Tomás Esson, a Cuban artist of Jamaican descent, has been an essential voice of the contemporary Afro-Caribbean diaspora since his very first exhibition in Havana in 1988, which was censored and closed by Cuban authorities. As an artist living in exile, Esson connects disparate aesthetic and political traditions, ranging from subversive caricature to the concrete abstraction of modernist Cuban painting.
The title of the exhibition comes from the Igbo term meaning “Greetings! O!” and is commonly used in Cuba in its Afro-Caribbean or Hispanicized variation of the phrase, “equelecua!”, which is used to express “thank you!” or “that’s right!” Perhaps Esson’s proclamation is of his own freedom; his right and destiny to make art.

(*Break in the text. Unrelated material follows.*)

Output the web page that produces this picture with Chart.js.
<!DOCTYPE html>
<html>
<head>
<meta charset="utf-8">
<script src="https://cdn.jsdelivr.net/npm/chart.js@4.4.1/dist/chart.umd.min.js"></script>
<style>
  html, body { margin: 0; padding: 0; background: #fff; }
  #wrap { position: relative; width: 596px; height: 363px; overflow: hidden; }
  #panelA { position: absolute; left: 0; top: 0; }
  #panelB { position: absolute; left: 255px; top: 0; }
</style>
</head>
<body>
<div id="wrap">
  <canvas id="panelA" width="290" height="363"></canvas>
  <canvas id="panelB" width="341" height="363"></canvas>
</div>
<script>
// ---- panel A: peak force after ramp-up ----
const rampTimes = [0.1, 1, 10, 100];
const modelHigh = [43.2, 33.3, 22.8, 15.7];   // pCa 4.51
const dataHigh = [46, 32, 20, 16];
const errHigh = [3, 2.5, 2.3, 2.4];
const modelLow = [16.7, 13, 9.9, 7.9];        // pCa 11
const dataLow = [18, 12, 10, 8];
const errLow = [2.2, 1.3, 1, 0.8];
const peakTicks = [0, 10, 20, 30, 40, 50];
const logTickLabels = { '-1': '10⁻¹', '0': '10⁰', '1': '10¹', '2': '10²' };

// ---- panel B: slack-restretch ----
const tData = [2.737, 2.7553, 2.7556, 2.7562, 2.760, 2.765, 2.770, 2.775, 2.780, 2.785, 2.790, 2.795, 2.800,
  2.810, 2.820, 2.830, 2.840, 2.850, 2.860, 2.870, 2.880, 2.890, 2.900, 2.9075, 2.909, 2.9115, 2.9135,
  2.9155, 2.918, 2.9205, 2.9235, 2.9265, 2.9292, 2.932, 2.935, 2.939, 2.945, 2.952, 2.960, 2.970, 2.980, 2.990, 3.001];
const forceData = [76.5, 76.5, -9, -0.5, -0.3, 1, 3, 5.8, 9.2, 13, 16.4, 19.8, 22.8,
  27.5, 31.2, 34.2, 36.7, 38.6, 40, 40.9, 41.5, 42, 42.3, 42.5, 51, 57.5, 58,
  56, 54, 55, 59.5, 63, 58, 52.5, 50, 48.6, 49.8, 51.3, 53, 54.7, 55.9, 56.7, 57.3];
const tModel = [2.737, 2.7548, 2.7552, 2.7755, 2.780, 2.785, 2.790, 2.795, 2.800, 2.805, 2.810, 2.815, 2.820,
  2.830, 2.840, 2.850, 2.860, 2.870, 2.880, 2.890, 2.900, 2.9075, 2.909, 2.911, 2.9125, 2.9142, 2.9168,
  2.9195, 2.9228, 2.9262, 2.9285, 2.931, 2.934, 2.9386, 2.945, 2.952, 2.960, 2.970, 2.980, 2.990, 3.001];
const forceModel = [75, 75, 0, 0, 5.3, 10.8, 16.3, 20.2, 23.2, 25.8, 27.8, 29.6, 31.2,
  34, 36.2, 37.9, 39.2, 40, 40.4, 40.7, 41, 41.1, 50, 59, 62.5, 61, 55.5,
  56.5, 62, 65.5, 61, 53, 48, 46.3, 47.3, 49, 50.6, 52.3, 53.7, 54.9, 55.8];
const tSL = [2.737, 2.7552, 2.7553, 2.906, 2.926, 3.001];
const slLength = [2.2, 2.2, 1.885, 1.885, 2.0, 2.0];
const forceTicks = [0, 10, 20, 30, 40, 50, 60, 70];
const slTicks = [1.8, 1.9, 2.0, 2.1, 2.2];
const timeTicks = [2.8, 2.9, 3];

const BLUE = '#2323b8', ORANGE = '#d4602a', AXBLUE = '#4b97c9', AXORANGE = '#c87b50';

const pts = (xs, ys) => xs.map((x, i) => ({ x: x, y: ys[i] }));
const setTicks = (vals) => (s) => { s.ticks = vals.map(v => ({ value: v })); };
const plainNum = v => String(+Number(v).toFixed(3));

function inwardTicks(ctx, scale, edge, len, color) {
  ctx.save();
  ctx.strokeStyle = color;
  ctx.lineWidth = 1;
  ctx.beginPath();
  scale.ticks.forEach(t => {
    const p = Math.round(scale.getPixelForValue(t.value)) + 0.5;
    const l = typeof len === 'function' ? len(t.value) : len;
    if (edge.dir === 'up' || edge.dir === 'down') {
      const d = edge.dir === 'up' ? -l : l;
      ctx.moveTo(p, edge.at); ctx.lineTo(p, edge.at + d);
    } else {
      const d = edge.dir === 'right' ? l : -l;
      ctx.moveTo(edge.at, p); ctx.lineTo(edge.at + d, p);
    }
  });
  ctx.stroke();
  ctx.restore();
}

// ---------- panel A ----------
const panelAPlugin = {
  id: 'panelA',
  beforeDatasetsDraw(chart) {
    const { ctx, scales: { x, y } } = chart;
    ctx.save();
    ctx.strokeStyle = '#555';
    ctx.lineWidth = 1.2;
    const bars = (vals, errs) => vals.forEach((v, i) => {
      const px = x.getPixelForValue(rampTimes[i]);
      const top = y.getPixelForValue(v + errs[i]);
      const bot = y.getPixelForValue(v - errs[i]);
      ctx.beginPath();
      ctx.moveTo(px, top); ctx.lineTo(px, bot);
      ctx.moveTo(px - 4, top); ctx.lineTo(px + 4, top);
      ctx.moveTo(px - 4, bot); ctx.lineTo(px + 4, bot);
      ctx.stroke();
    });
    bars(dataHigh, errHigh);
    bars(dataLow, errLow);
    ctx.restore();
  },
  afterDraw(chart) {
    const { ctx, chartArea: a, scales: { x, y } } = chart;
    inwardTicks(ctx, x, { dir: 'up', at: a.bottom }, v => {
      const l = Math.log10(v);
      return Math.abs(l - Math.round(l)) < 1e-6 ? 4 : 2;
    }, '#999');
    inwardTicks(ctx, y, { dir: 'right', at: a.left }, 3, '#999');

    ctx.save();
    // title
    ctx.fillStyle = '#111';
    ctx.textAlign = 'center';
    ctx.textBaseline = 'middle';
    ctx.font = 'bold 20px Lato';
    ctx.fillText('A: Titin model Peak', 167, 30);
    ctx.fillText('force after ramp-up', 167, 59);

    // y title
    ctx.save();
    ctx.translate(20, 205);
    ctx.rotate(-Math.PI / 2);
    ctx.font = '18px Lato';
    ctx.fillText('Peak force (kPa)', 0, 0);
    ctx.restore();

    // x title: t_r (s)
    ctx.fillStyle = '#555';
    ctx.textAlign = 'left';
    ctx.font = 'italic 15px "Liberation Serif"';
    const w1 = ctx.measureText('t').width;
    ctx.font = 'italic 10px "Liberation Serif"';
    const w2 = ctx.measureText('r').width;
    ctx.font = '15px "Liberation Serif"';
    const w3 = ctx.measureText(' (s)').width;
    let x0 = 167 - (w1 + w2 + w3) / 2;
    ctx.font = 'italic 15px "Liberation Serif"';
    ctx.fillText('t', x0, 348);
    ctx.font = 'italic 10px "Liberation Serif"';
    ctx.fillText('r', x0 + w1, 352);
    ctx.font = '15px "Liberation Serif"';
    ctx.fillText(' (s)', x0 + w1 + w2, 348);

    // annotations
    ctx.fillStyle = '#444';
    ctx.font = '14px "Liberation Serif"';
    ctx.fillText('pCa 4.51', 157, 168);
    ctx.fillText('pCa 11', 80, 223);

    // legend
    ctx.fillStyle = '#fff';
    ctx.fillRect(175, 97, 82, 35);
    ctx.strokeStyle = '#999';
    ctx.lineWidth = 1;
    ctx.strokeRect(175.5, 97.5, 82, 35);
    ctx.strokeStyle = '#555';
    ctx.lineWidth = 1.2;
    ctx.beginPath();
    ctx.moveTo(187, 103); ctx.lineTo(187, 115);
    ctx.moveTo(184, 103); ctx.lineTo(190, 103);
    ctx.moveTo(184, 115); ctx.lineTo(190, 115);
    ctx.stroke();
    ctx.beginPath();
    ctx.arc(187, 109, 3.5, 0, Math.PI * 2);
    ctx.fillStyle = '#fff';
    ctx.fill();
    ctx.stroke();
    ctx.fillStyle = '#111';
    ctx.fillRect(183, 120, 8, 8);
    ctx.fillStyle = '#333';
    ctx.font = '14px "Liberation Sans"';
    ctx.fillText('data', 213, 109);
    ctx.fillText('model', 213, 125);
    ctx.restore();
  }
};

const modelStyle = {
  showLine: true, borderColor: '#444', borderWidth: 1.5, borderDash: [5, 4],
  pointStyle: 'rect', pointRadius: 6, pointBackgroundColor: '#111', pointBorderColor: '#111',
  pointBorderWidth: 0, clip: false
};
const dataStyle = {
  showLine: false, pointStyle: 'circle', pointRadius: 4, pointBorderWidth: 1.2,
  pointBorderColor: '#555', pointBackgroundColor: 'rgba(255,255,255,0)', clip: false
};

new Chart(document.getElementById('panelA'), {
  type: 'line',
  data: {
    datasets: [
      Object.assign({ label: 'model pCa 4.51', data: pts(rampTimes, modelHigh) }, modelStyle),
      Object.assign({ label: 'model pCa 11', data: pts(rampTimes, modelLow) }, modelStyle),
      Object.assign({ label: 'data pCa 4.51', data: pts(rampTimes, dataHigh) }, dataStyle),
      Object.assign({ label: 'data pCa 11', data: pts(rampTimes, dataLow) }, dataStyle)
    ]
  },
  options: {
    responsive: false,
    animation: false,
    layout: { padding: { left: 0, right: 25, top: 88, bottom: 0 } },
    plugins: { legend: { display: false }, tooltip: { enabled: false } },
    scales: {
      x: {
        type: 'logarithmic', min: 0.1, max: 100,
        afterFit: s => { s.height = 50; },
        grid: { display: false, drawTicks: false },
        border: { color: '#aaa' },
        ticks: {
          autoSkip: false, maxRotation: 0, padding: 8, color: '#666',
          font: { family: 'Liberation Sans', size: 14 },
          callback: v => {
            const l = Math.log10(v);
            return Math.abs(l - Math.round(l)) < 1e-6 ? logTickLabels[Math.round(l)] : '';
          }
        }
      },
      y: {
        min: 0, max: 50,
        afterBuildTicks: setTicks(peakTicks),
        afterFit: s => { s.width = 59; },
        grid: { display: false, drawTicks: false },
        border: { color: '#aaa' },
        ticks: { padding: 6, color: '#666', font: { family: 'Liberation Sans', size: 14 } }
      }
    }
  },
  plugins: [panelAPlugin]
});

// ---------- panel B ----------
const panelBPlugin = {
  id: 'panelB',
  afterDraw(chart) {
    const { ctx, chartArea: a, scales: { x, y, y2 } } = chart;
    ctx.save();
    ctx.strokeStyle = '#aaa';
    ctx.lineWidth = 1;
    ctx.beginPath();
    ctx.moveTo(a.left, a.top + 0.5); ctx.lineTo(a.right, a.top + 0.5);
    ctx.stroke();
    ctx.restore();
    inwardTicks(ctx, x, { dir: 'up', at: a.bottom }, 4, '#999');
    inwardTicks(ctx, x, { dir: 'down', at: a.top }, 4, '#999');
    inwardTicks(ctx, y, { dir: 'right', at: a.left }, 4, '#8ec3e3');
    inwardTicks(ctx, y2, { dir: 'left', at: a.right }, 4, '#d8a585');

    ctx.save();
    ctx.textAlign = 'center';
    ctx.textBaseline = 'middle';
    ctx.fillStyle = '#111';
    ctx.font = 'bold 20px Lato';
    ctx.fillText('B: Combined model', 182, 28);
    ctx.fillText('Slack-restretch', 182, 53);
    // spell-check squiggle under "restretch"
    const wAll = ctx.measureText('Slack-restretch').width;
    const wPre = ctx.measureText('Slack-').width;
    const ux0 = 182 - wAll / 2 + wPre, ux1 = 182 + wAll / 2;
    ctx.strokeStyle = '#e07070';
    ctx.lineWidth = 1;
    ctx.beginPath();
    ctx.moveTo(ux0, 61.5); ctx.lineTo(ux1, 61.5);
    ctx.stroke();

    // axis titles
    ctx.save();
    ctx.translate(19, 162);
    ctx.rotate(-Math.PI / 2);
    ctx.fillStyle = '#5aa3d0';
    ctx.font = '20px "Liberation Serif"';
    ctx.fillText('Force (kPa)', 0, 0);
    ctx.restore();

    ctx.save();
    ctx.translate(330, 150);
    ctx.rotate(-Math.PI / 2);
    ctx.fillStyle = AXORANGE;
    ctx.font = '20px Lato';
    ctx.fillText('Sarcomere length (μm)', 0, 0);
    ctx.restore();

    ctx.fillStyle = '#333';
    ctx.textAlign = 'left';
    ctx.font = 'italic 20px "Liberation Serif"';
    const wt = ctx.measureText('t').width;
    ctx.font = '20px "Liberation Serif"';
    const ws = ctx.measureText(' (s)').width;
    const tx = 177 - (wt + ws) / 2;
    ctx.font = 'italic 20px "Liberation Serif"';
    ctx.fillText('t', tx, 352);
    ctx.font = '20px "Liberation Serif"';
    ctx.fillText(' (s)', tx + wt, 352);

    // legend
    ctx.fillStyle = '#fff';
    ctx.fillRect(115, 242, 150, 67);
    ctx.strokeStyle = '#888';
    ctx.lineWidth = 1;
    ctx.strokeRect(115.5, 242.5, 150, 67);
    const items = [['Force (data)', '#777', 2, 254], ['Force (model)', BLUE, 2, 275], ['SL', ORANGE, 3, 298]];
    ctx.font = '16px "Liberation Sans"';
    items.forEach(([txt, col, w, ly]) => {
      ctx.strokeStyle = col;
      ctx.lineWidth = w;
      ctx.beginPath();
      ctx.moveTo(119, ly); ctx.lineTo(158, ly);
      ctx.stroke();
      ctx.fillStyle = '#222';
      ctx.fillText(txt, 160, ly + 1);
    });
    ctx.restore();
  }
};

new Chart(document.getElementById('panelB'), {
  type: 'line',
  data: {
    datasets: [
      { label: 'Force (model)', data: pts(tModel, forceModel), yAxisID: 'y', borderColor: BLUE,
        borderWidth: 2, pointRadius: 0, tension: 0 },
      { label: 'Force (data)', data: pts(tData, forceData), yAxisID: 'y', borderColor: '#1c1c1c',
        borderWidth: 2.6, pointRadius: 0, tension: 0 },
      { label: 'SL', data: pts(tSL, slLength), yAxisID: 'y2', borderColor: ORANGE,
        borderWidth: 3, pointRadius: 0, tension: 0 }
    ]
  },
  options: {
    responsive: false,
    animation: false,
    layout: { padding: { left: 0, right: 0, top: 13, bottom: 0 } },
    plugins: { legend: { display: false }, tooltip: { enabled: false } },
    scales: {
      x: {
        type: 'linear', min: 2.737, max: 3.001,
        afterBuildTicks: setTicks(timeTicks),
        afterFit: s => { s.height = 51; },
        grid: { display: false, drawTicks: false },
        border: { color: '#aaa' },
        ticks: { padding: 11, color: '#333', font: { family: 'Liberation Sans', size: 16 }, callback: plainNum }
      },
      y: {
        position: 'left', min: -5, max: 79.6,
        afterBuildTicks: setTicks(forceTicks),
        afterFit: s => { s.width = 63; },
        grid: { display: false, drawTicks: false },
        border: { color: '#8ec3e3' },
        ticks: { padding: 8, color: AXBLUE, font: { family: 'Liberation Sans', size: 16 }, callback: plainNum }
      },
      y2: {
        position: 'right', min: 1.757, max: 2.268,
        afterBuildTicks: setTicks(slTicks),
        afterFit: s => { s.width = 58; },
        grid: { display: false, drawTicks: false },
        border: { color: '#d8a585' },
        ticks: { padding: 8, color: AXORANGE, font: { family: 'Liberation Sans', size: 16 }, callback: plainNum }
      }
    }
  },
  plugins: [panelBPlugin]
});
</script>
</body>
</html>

The deftness of execution in Esson’s paintings, both in form and color, evokes the visual languages forged by the American and European abstract painters before him such as Joan Mitchell and Willem de Kooning. Esson’s dynamic and liberatory abstractions have established a singular vocabulary, one originally born from a figuration that has since evolved from a Surrealist socio-political narrative to an emotionally charged, intuitive, and timeless visual patois.
Tomás Esson (b. Havana, Cuba, 1963) lives and works in Miami, Florida. Esson graduated from the Instituto Superior de Arte in Havana, in 1987. His work was showcased in a number of controversial exhibitions in the late 1980s, as he became a central figure in the decade’s renaissance in Cuban art and began to exhibit internationally. In 1990, he left Cuba and has since then lived in Miami and New York City. In 2020-21, Esson was the subject of a 30-year career retrospective The GOAT held at the Institute of Contemporary Art, Miami. His work is in the collections of the Museo Nacional de Bellas Artes, Havana; The Whitney Museum of American Art, New York; Institute of Contemporary Art, Miami; Museum of Contemporary Art, San Diego; Ludwig Forum für Internationale Kunst, Aachen, Germany; and Museo de Arte Contemporaneo, Monterrey, Mexico, among others.